Right-wing media say Nikki Haley is too soft on trans people as presidential primary moves to Granite State
Remaining GOP candidates Trump and Haley both have staunch anti-trans policy records. For those caught up in the rainbow panic, they’re insufficient.
Written by Ari Drennen
Research contributions from Alyssa Tirrell
Published
As the 2024 GOP primary hurdles to New Hampshire, right-wing pundits are picking up a familiar attack in an apparent effort to derail former South Carolina Gov. Nikki Haley — part of a recent and revealing pattern where partisan talking heads pressure Republican politicians to adopt increasingly harsh anti-trans policies. Presidential primaries present a rare opportunity for the activist base of a political party to extract concessions, and right-wing media have not passed up the opportunity to pressure the candidates to promise further discrimination against trans people, despite voters’ demonstrable lack of interest in the issue.
In early January, anti-LGBTQ account Libs of TikTok posted a 2023 clip of Haley saying that “the law should stay out of” decisions between families and their doctors about gender affirming care, calling Haley’s position “disqualifying.” Fox News’ Laura Ingraham later attacked Haley for refusing to directly answer a question about whether it is possible to change genders, comments echoed by Daily Wire personality Michael Knowles. SiriusXM’s Megyn Kelly called the answer “a total fail.”
If this tactic sounds familiar, it is because it’s been used by the same set of trans-obsessed pundits against former President Donald Trump, Haley’s remaining opponent. Florida Gov. Ron DeSantis — who ended his own campaign after a disappointing finish in the Iowa caucuses — previously attacked Trump as “a pioneer in injecting gender ideology into the mainstream,” shortly after the governor’s campaign produced a meme-filled video that drew criticism for being simultaneously homophobic and homoerotic.

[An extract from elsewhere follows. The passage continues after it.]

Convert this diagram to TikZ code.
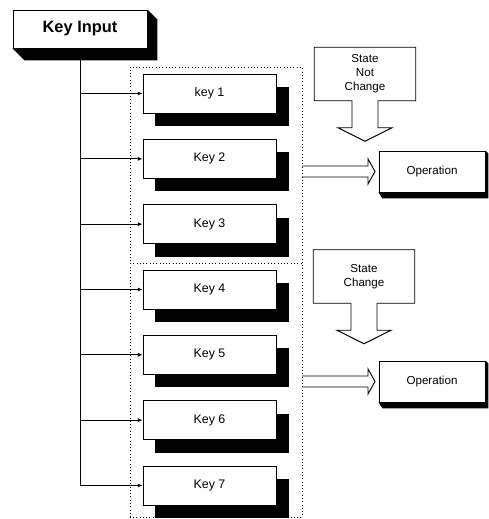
\documentclass[tikz,border=0pt]{standalone}
\usepackage{fontspec}
\setmainfont{Liberation Sans}
\usetikzlibrary{calc,arrows.meta,shadows}

\begin{document}
\begin{tikzpicture}[x=0.03cm,y=-0.03cm,
  keybox/.style={draw,line width=.8pt,fill=white,minimum width=3.99cm,minimum height=1.17cm,inner sep=0pt,
    font=\fontsize{10.6}{12}\selectfont,
    drop shadow={shadow xshift=.375cm,shadow yshift=-.39cm,fill=black,opacity=1}},
  opbox/.style={draw,line width=.8pt,fill=white,minimum width=3.18cm,minimum height=1.23cm,inner sep=0pt,
    font=\fontsize{9.9}{11.9}\selectfont},
  statebox/.style={align=center,minimum width=3.03cm,minimum height=1.59cm,inner sep=0pt,
    font=\fontsize{9.9}{11.9}\selectfont},
  feed/.style={line width=.8pt,-{Latex[length=4pt,width=3.5pt]}},
  keyframe/.style={dotted,line width=.8pt}]
\path[use as bounding box] (0,0) rectangle (489,519);

\node[draw,line width=.8pt,fill=white,minimum width=4.02cm,minimum height=1.14cm,inner sep=0pt,
  font=\bfseries\fontsize{14}{16}\selectfont] (kin) at (80,29) {Key Input};
\fill (kin.north east) -- ++(10,10) -- ($(kin.south east)+(10,12)$) -- ($(kin.south west)+(12,12)$)
  -- (kin.south west) -- (kin.south east) -- cycle;

\coordinate (fr) at (302,67);
\draw[keyframe] (130,517) rectangle (fr);
\draw[keyframe] (130,263) -- (302,263);

\foreach \i/\t in {1/key 1,2/Key 2,3/Key 3,4/Key 4,5/Key 5,6/Key 6,7/Key 7} {
  \node[keybox] (k\i) at (209.5,{93.5+65.33*(\i-1)}) {\t};
}
\draw[line width=.8pt] (kin.south) -- (kin.south |- k7.west);
\foreach \i in {1,...,7}
  \draw[feed] (kin.south |- k\i.west) -- (k\i.west);

\node[statebox] (snc) at (365,74) {State\\Not\\Change};
\node[statebox] (sc) at (364,276.5) {State\\Change};
\foreach \s in {snc,sc}
  \draw[line width=.8pt] ($(\s.south)+(-13,0)$) -- (\s.south west) -- (\s.north west) -- (\s.north east)
    -- (\s.south east) -- ($(\s.south)+(13,0)$) -- ++(0,27) -- ++(14,0) -- ++(-27,13.5) -- ++(-27,-13.5)
    -- ++(14,0) -- cycle;

\node[opbox] (op1) at (432,171.5) {Operation};
\node[opbox] (op2) at (432,381.5) {Operation};
\foreach \o in {op1,op2} {
  \fill (\o.north east) -- ++(3,3) -- ($(\o.south east)+(3,6)$) -- ($(\o.south west)+(4,6)$)
    -- (\o.south west) -- (\o.south east) -- cycle;
  \draw[line width=.8pt] (fr |- \o.west) ++(0,-5.5) -- ++(66,0) -- ++(0,-7) -- ++(7,12.5)
    -- ++(-7,12.5) -- ++(0,-7) -- ++(-66,0);
}
\end{tikzpicture}
\end{document}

Both lines of attack were ridiculous on their face. During his time in office, Trump banned trans people from the military, threatened to “define transgender out of existence,” and has pledged to “ask Congress to pass a bill establishing that the only genders recognized by the United States government are male and female, and they are assigned at birth” if reelected.
Haley, similarly, has been no friend to the transgender community, despite what Trump’s right-wing media allies claim. She has previously called excluding trans women from sports with other women “the womens’ issue of our time,” called trans influencer Dylan Mulvaney “a guy” from the stage, and suggested that transgender teens were to blame for rising suicidal ideation in cisgender teenage girls – a notion debunked by medical professionals.
Attacks on both Haley and Trump for the same perceived sin of being “too soft” on the trans community make little sense in the context of a political horse race. But if you believe, as some right-wing pundits have said, that the primary was never a real contest, it starts to make more sense.
When all has been said and done — when Haley announces the inevitable end of her campaign and endorses Trump, the candidate who she has pledged to support even if he is convicted of breaking federal espionage laws or attempting to overthrow the constitutional order — the 2024 GOP primary was little more than an exercise in extracting campaign promises from politicians who might otherwise become hesitant to continue humoring the right-wing media’s trans obsession in the face of obvious electoral setbacks.